Humans have used laws, mores, and norms for social control. We recognize that we are subject to decision fatigue and that we need consistency and stability in our lives in order to have peace, tranquility, and happiness. I see in my own education how the emphasis was on knowing and obeying the laws, but very little time was spent on teaching introspection. Very little time was spent teaching me how to know myself. Parents would do well to learn that a kid would do better if he could.
Humans have also used religion for social control. The biggest religion in the world is Christianity. A distant second is Islam. After that, it’s secular, non-religious, agnostic, and atheist people. Then Hinduism and anyone else. Christianity and Islam both prohibit usury, but for some reason, both religions relented on prohibiting interest charged on loans. According to this short history of usury at the Guardian:
Usury — all usury — is banned by Christian doctrine, as it is by Muslim doctrine. In the late Middle Ages the problem of financing the royal exchequer and setting up capitalist institutions in the face of the Christian ban on usury was resolved by allowing Jews to act as bankers. They therefore came to be viewed as pariahs, just as cow hide tanners are pariahs in Hindu society. It was in this way that the Jewish community was able to accrue vast wealth and thereby to bring down on its head the loathing of the Christians.

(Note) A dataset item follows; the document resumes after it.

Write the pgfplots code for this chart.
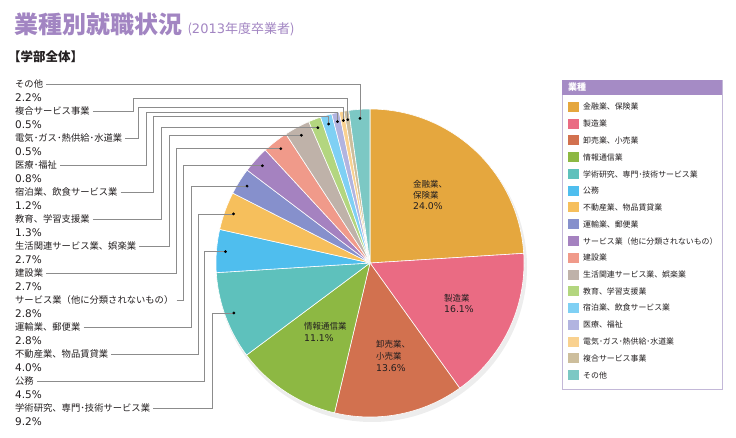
\documentclass[border=0pt]{standalone}
\usepackage{pgfplots}
\pgfplotsset{compat=1.18}
\usepackage{pgfplotstable}
\usepackage{fontspec}
\setmainfont{Noto Sans CJK JP}
\newfontfamily\numfont{DejaVu Sans}

\definecolor{c0}{HTML}{E5A73E}
\definecolor{c1}{HTML}{EA6B83}
\definecolor{c2}{HTML}{D2714F}
\definecolor{c3}{HTML}{8DB843}
\definecolor{c4}{HTML}{5EC1BC}
\definecolor{c5}{HTML}{4FBEEE}
\definecolor{c6}{HTML}{F6BF5C}
\definecolor{c7}{HTML}{8690CC}
\definecolor{c8}{HTML}{A582C0}
\definecolor{c9}{HTML}{F09A8A}
\definecolor{c10}{HTML}{BFB2A9}
\definecolor{c11}{HTML}{B3D67F}
\definecolor{c12}{HTML}{7FD0F4}
\definecolor{c13}{HTML}{B2B4E0}
\definecolor{c14}{HTML}{F9D18F}
\definecolor{c15}{HTML}{CDBE9C}
\definecolor{c16}{HTML}{7CC8C4}
\definecolor{titlec}{HTML}{A285C2}
\definecolor{headc}{HTML}{A58BC5}
\definecolor{boxc}{HTML}{C3B8D8}
\definecolor{linec}{HTML}{8C8C8C}
\definecolor{txt}{HTML}{231F20}

\pgfplotstableread{
v
24.0
16.1
13.6
11.1
9.2
4.5
4.0
2.8
2.8
2.7
2.7
1.3
1.2
0.8
0.5
0.5
2.2
}\pie

\begin{document}
\begin{tikzpicture}
\pgfmathsetmacro\acc{0}
\pgfplotsforeachungrouped \i in {0,...,16}{%
  \pgfplotstablegetelem{\i}{v}\of\pie
  \let\val\pgfplotsretval
  \pgfmathsetmacro\en{90-3.6*\acc}%
  \pgfmathsetmacro\acc{\acc+\val}%
  \pgfmathsetmacro\st{90-3.6*\acc}%
  \pgfmathsetmacro\md{(\st+\en)/2}%
  \pgfmathsetmacro\dx{370+145*cos(\md)}%
  \pgfmathsetmacro\dy{-263+145*sin(\md)}%
  \expandafter\xdef\csname st\i\endcsname{\st}%
  \expandafter\xdef\csname en\i\endcsname{\en}%
  \expandafter\xdef\csname md\i\endcsname{\md}%
  \expandafter\xdef\csname dx\i\endcsname{\dx}%
  \expandafter\xdef\csname dy\i\endcsname{\dy}%
}
\begin{axis}[x=1pt,y=1pt,xmin=0,xmax=736,ymin=-437,ymax=0,hide axis,clip=false]
\path (axis cs:0,0) rectangle (axis cs:736,-437);
% shadow
\fill[black,opacity=0.07] (axis cs:372,-267) circle[radius=155pt];
% slices
\pgfplotsinvokeforeach{0,...,16}{
  \addplot[fill=c#1, draw=white, line width=0.6pt, samples=80, variable=\t,
    domain/.expanded={\csname st#1\endcsname:\csname en#1\endcsname}]
    ({370+154*cos(\t)},{-263+154*sin(\t)}) -- (axis cs:370,-263) -- cycle;
}
% dots
\pgfplotsinvokeforeach{4,...,16}{
  \addplot[only marks, mark=*, mark size=1.2pt, black, variable=\t,
    samples at/.expanded={\csname md#1\endcsname}]
    ({370+145*cos(\t)},{-263+145*sin(\t)});
  \coordinate (d#1) at (axis cs:\csname dx#1\endcsname,\csname dy#1\endcsname);
}

% title
\node[anchor=west, text=titlec, font=\fontsize{24}{24}\selectfont\bfseries, inner sep=0pt] (T) at (axis cs:14,-24) {業種別就職状況};
\node[anchor=base west, text=titlec, font=\fontsize{13}{13}\selectfont, inner sep=0pt] at ([xshift=5pt]T.base east) {({\numfont 2013}年度卒業者)};
\node[anchor=west, text=txt, font=\fontsize{12.5}{12.5}\selectfont\bfseries, inner sep=0pt] at (axis cs:8,-57) {【学部全体】};

% left labels
\tikzset{lab/.style={anchor=west, text=txt, font=\fontsize{9.3}{9.3}\selectfont, inner sep=0pt},
         pct/.style={anchor=west, text=txt, font=\numfont\fontsize{10.5}{10.5}\selectfont, inner sep=0pt},
         lc/.style={draw=linec, line width=0.6pt}}
\node[lab] (L0) at (axis cs:15,-84) {その他};
\node[pct] at (axis cs:15,-97.5) {2.2\%};
\node[lab] (L1) at (axis cs:15,-111) {複合サービス事業};
\node[pct] at (axis cs:15,-124.5) {0.5\%};
\node[lab] (L2) at (axis cs:15,-138) {電気･ガス･熱供給･水道業};
\node[pct] at (axis cs:15,-151.5) {0.5\%};
\node[lab] (L3) at (axis cs:15,-165) {医療･福祉};
\node[pct] at (axis cs:15,-178.5) {0.8\%};
\node[lab] (L4) at (axis cs:15,-192) {宿泊業、飲食サービス業};
\node[pct] at (axis cs:15,-205.5) {1.2\%};
\node[lab] (L5) at (axis cs:15,-219) {教育、学習支援業};
\node[pct] at (axis cs:15,-232.5) {1.3\%};
\node[lab] (L6) at (axis cs:15,-246) {生活関連サービス業、娯楽業};
\node[pct] at (axis cs:15,-259.5) {2.7\%};
\node[lab] (L7) at (axis cs:15,-273) {建設業};
\node[pct] at (axis cs:15,-286.5) {2.7\%};
\node[lab] (L8) at (axis cs:15,-300) {サービス業（他に分類されないもの）};
\node[pct] at (axis cs:15,-313.5) {2.8\%};
\node[lab] (L9) at (axis cs:15,-327) {運輸業、郵便業};
\node[pct] at (axis cs:15,-340.5) {2.8\%};
\node[lab] (L10) at (axis cs:15,-354) {不動産業、物品賃貸業};
\node[pct] at (axis cs:15,-367.5) {4.0\%};
\node[lab] (L11) at (axis cs:15,-381) {公務};
\node[pct] at (axis cs:15,-394.5) {4.5\%};
\node[lab] (L12) at (axis cs:15,-408) {学術研究、専門･技術サービス業};
\node[pct] at (axis cs:15,-421.5) {9.2\%};

\draw[lc] ([xshift=3pt]L0.east) -| (d16);
\draw[lc] ([xshift=3pt]L1.east) -- (axis cs:133,-111) -- (axis cs:133,-98) -| (d15);
\draw[lc] ([xshift=3pt]L2.east) -- (axis cs:138,-138) -- (axis cs:138,-107) -| (d14);
\draw[lc] ([xshift=3pt]L3.east) -- (axis cs:146,-165) -- (axis cs:146,-112) -| (d13);
\draw[lc] ([xshift=3pt]L4.east) -- (axis cs:153,-192) -- (axis cs:153,-116) -| (d12);
\draw[lc] ([xshift=3pt]L5.east) -- (axis cs:161,-219) |- (d11);
\draw[lc] ([xshift=3pt]L6.east) -- (axis cs:169,-246) |- (d10);
\draw[lc] ([xshift=3pt]L7.east) -- (axis cs:176,-273) |- (d9);
\draw[lc] ([xshift=3pt]L8.east) -- (axis cs:183,-300) |- (d8);
\draw[lc] ([xshift=3pt]L9.east) -- (axis cs:191,-327) |- (d7);
\draw[lc] ([xshift=3pt]L10.east) -- (axis cs:198,-354) |- (d6);
\draw[lc] ([xshift=3pt]L11.east) -- (axis cs:204,-381) |- (d5);
\draw[lc] ([xshift=3pt]L12.east) -- (axis cs:212,-408) |- (d4);

% in-slice labels
\tikzset{inl/.style={anchor=west, text=txt, font=\fontsize{8.5}{8.5}\selectfont, inner sep=0pt},
         inp/.style={anchor=west, text=txt, font=\numfont\fontsize{9.3}{9.3}\selectfont, inner sep=0pt}}
\node[inl] at (axis cs:413,-184) {金融業、};
\node[inl] at (axis cs:413,-195) {保険業};
\node[inp] at (axis cs:413,-206) {24.0\%};
\node[inl] at (axis cs:444,-298) {製造業};
\node[inp] at (axis cs:444,-309.5) {16.1\%};
\node[inl] at (axis cs:376,-344) {卸売業、};
\node[inl] at (axis cs:376,-356) {小売業};
\node[inp] at (axis cs:376,-368) {13.6\%};
\node[inl] at (axis cs:304,-326) {情報通信業};
\node[inp] at (axis cs:304,-338) {11.1\%};

% legend box
\draw[boxc, line width=0.8pt, fill=white] (axis cs:562,-80) rectangle (axis cs:722,-389);
\fill[headc] (axis cs:562,-80) rectangle (axis cs:722,-95);
\node[anchor=west, text=white, font=\fontsize{9}{9}\selectfont\bfseries, inner sep=0pt] at (axis cs:568,-87.5) {業種};
\tikzset{leg/.style={anchor=west, text=txt, font=\fontsize{7.9}{7.9}\selectfont, inner sep=0pt}}
\pgfplotsinvokeforeach{0,...,16}{
  \fill[c#1] (axis cs:568,{-102-16.75*#1}) rectangle (axis cs:579,{-112-16.75*#1});
}
\node[leg] at (axis cs:583,{-107-16.75*0}) {金融業、保険業};
\node[leg] at (axis cs:583,{-107-16.75*1}) {製造業};
\node[leg] at (axis cs:583,{-107-16.75*2}) {卸売業、小売業};
\node[leg] at (axis cs:583,{-107-16.75*3}) {情報通信業};
\node[leg] at (axis cs:583,{-107-16.75*4}) {学術研究、専門･技術サービス業};
\node[leg] at (axis cs:583,{-107-16.75*5}) {公務};
\node[leg] at (axis cs:583,{-107-16.75*6}) {不動産業、物品賃貸業};
\node[leg] at (axis cs:583,{-107-16.75*7}) {運輸業、郵便業};
\node[leg] at (axis cs:583,{-107-16.75*8}) {サービス業（他に分類されないもの）};
\node[leg] at (axis cs:583,{-107-16.75*9}) {建設業};
\node[leg] at (axis cs:583,{-107-16.75*10}) {生活関連サービス業、娯楽業};
\node[leg] at (axis cs:583,{-107-16.75*11}) {教育、学習支援業};
\node[leg] at (axis cs:583,{-107-16.75*12}) {宿泊業、飲食サービス業};
\node[leg] at (axis cs:583,{-107-16.75*13}) {医療、福祉};
\node[leg] at (axis cs:583,{-107-16.75*14}) {電気･ガス･熱供給･水道業};
\node[leg] at (axis cs:583,{-107-16.75*15}) {複合サービス事業};
\node[leg] at (axis cs:583,{-107-16.75*16}) {その他};
\end{axis}
\end{tikzpicture}
\end{document}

I find a certain irony in this history because another researcher, Michael Hudson, performed research on the history of debt from ancient history to modern times and found that Jesus had come to remind people that debt cancellation is a good thing. Here is what Hudson has to say about debts:
The problem of debt backlogs was created with the invention of interest-bearing loans in agrarian 3rd Millennium BC Mesopotamia. The remedy of record was the royal Clean Slate proclamation or Jubilee Year of debt forgiveness. These proclamations had three functions: (1) They restored financial balance by annulling the backlog of crop debts that had accrued; (2) they liberated indebted bondservants (and their families); and (3) they restored land tenure rights, enabling debtors to continue living productively on the land, pay taxes, and be available for military service and corvée labor.
Clean Slate debt cancellations (the Jubilee Year), used in Babylonia since Hammurabi’s dynasty, first appear in the Bible in Leviticus 25. Jesus’s first sermon announced that he had come to proclaim it. This message — more than other religious claims — is what threatened his enemies, and why he was put to death.

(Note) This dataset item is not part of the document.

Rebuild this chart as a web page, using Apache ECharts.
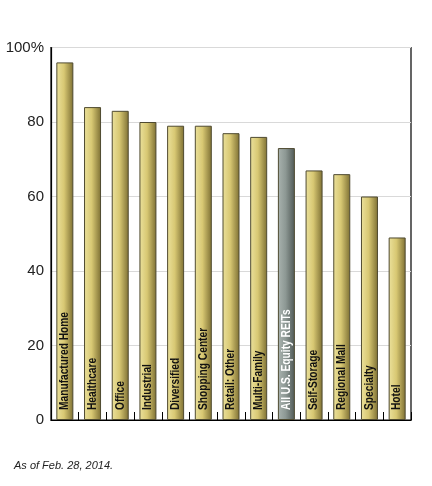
<!DOCTYPE html>
<html>
<head>
<meta charset="utf-8">
<style>
  html, body { margin: 0; padding: 0; background: #fff; }
  #chart { width: 432px; height: 486px; }
</style>
<script src="https://cdn.jsdelivr.net/npm/echarts@6/dist/echarts.min.js"></script>
</head>
<body>
<div id="chart"></div>
<script>
// REIT sectors and their share values (%), as of Feb. 28, 2014
const categories = [
  'Manufactured Home', 'Healthcare', 'Office', 'Industrial', 'Diversified',
  'Shopping Center', 'Retail: Other', 'Multi-Family', 'All U.S. Equity REITs',
  'Self-Storage', 'Regional Mall', 'Specialty', 'Hotel'
];
const values = [96, 84, 83, 80, 79, 79, 77, 76, 73, 67, 66, 60, 49];
const highlight = 'All U.S. Equity REITs';
const yTicks = [0, 20, 40, 60, 80, 100];
const footnote = 'As of Feb. 28, 2014.';

const goldFill = new echarts.graphic.LinearGradient(0, 0, 1, 0, [
  { offset: 0, color: '#ebe19c' },
  { offset: 0.45, color: '#d8c873' },
  { offset: 1, color: '#7d6f33' }
]);
const greyFill = new echarts.graphic.LinearGradient(0, 0, 1, 0, [
  { offset: 0, color: '#a9b3af' },
  { offset: 0.45, color: '#8d9894' },
  { offset: 1, color: '#4f5855' }
]);

const barData = values.map((v, i) => ({
  value: v,
  itemStyle: { color: categories[i] === highlight ? greyFill : goldFill }
}));

// Vertical, slightly condensed sector names sitting at the foot of each bar
const labelData = values.map((v, i) => [i, v]);
function renderLabel(params, api) {
  const idx = api.value(0);
  const base = api.coord([idx, 0]);
  const name = categories[idx];
  return {
    type: 'text',
    x: base[0],
    y: base[1] - 10,
    rotation: Math.PI / 2,
    scaleX: 0.85,
    silent: true,
    style: {
      text: name,
      fill: name === highlight ? '#ffffff' : '#111111',
      font: 'bold 12px "Liberation Sans", Arial, sans-serif',
      align: 'left',
      verticalAlign: 'middle'
    }
  };
}

const chart = echarts.init(document.getElementById('chart'), null, { renderer: 'canvas' });
chart.setOption({
  animation: false,
  grid: {
    left: 51, right: 21, top: 47.5, bottom: 66,
    show: true, borderColor: '#000', borderWidth: 1.2, backgroundColor: 'transparent'
  },
  xAxis: {
    type: 'category',
    data: categories,
    axisLine: { lineStyle: { color: '#000', width: 1.2 } },
    axisTick: { show: true, inside: true, length: 8, interval: 0, lineStyle: { color: '#000' } },
    axisLabel: { show: false }
  },
  yAxis: {
    type: 'value',
    min: yTicks[0], max: yTicks[yTicks.length - 1], interval: 20,
    axisLine: { show: true, lineStyle: { color: '#000', width: 1.2 } },
    axisTick: { show: false },
    axisLabel: {
      color: '#222', fontSize: 15, margin: 7,
      fontFamily: 'Liberation Sans, Arial, sans-serif',
      formatter: v => v === 100 ? v + '%' : String(v)
    },
    splitLine: { lineStyle: { color: '#d9d9d9', width: 1 } }
  },
  series: [{
    type: 'bar',
    data: barData,
    barWidth: 17,
    itemStyle: { borderColor: '#4f4a30', borderWidth: 1 }
  }, {
    type: 'custom',
    data: labelData,
    renderItem: renderLabel,
    z: 10,
    silent: true
  }],
  graphic: [{
    type: 'text',
    left: 14, top: 460,
    style: {
      text: footnote,
      fontSize: 11, fontStyle: 'italic',
      fontFamily: 'Liberation Sans, Arial, sans-serif',
      fill: '#222'
    }
  }]
});
</script>
</body>
</html>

This interpretation has been all but expunged from our contemporary understanding of the phrase, “…and forgive them their debts,” in The Lord’s Prayer. It has been changed to “…and forgive them their trespasses (or sins),” depending on the particular Christian tradition that influenced the translation from the Greek opheilēma/opheiletēs (debts/debtors). On the contrary, debt repayment has become sanctified and mystified as a way of moralizing claims on borrowers, allowing creditor elites and oligarchs the leverage to take over societies and privatize their public assets, especially in hard times.

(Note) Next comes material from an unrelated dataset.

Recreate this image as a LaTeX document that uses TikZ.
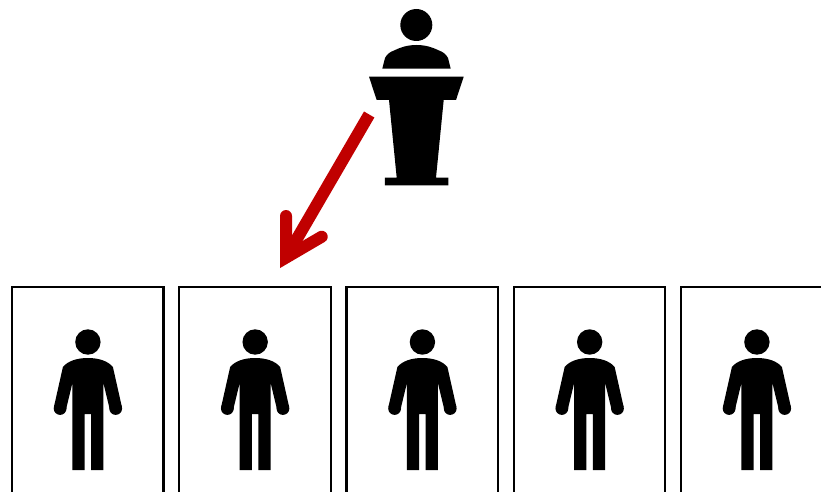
\documentclass[tikz,border=0pt]{standalone}
\usepackage{xcolor}
\usepackage{tikz}
\usetikzlibrary{
	calc, 
	positioning
}
\definecolor{arrowred}{RGB}{192,0,0}
\tikzset{
	seatbox/.style={draw=black, line width=2.3pt, fill=white, anchor=north west, inner sep=0pt, outer sep=0pt, minimum width=151.5pt, minimum height=240pt},
	shaftline/.style={draw=arrowred, line width=12pt},
	barbline/.style={draw=arrowred, line width=12pt, line cap=round, line join=miter},
	person/.pic={
		\fill (0,0) circle (12.7pt);
		\fill (0,16) .. controls (-11,16) and (-20,19) .. (-25,25) -- (-34,65) -- (-22,68) -- (-15.5,41) -- (-15.5,128) -- (-3.3,128) -- (-3.3,72) -- (3.3,72) -- (3.3,128) -- (15.5,128) -- (15.5,41) -- (22,68) -- (34,65) -- (25,25) .. controls (20,19) and (11,16) .. (0,16) -- cycle;
		\fill (-27.8,66.5) circle (6.4pt);
		\fill (27.8,66.5) circle (6.4pt);
	}
}
\begin{document}
\begin{tikzpicture}[x=1pt, y=-1pt]
	\clip (0,0) rectangle (821,492);
	\fill (416.3,25) circle (16pt);
	\fill (382.3,68.7) -- (385,58) .. controls (387,54) and (390,52) .. (394,50.5) .. controls (401,47) and (408,45) .. (416.5,45) .. controls (425,45) and (432,47) .. (439,50.5) .. controls (443,52) and (446,54) .. (448,58) -- (450.7,68.7) -- cycle;
	\fill (369,76.7) -- (463.7,76.7) -- (456,100) -- (443.7,100) -- (436,177.7) -- (448.3,177.7) -- (448.3,185.3) -- (384.8,185.3) -- (384.8,177.7) -- (396.7,177.7) -- (389,100) -- (376.7,100) -- cycle;
	\foreach \i/\x in {1/12,2/179.25,3/346.5,4/513.75,5/681}{
		\node[seatbox] (seat\i) at (\x,287) {};
		\pic at ($(\x,342)+(75.9,0)$) {person};
	}
	\coordinate (start) at (369.2,114.5);
	\coordinate (elbow) at (286,257.6);
	\coordinate (barbleft) at (286,216);
	\coordinate (barbright) at (321.7,236.7);
	\draw[shaftline] (start) -- (elbow);
	\draw[barbline] (barbleft) -- (elbow) -- (barbright);
\end{tikzpicture}
\end{document}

Doesn’t it seem interesting that industrious and entrepreneurial people would bother with loaning money at interest when there is plenty of money to be made by making stuff and selling it for a profit? This is why I think of debt as a means of social control. And this is also why I think that all the new laws being proposed by the GOP in so many states are really about social control and nothing more.
Why would anyone want to disenfranchise someone else in a democracy? It is a quest for control over other people. Stagnating wages? Social control. 8-hour lines to vote? Social control. Voter purges? Social control. Cash bail? Social control. Prisons? Social control. Student debt? Social control. The mortgage? Social control. All of these things pose a risk to self-sufficiency and subsistence. They are predicated on the notion that I can’t be happy unless other people are unhappy. H.L. Menken nailed it here:
“Puritanism: The haunting fear that someone, somewhere, may be happy.”
And if people are happy, they’re hard to control. If people can rely upon their own ability to care for themselves, to live a better life without debt, without external control, then we can’t control them. Note also that debt implies dependence. This fear is at the bottom of the entire conservative movement. It's as if conservatives are raising the transaction cost of being happy just for their own amusement. This is why I’m a liberal.
I would like to be wrong about all this, and I wouldn’t mind being proven wrong about it, too. I really do hope that conservatives have a better sense than pursuing a quest for social control of other people through economic and civil means. It’s almost as if they figured out that the church has lost its appeal and decided that economic control over others is better than nothing. But I believe that the church lost its appeal precisely because they went along with the bankers rather than Jesus on the matter of debt. Nowhere do I hear the church calling for debt forgiveness. Sometimes I wonder if we would even need a welfare state if not for all the astronomical debts that surround us.
So when I see all the claims of a rigged election, I smell that fear. When I see all the new laws calling for greater restrictions on voting places, times, and absentee ballots, I smell that fear. I note for the record that Utah has been running elections by mail since 2013. They did pass a law concerning elections this year, but that was just to remove dead people from the polls. They made no other changes to anything else regarding elections, and that to me gives the lie to the other states claiming that their new laws are about election integrity. Underneath all of this furor is the fear that a progressive and liberal faction might actually have a voice in determining our collective fate.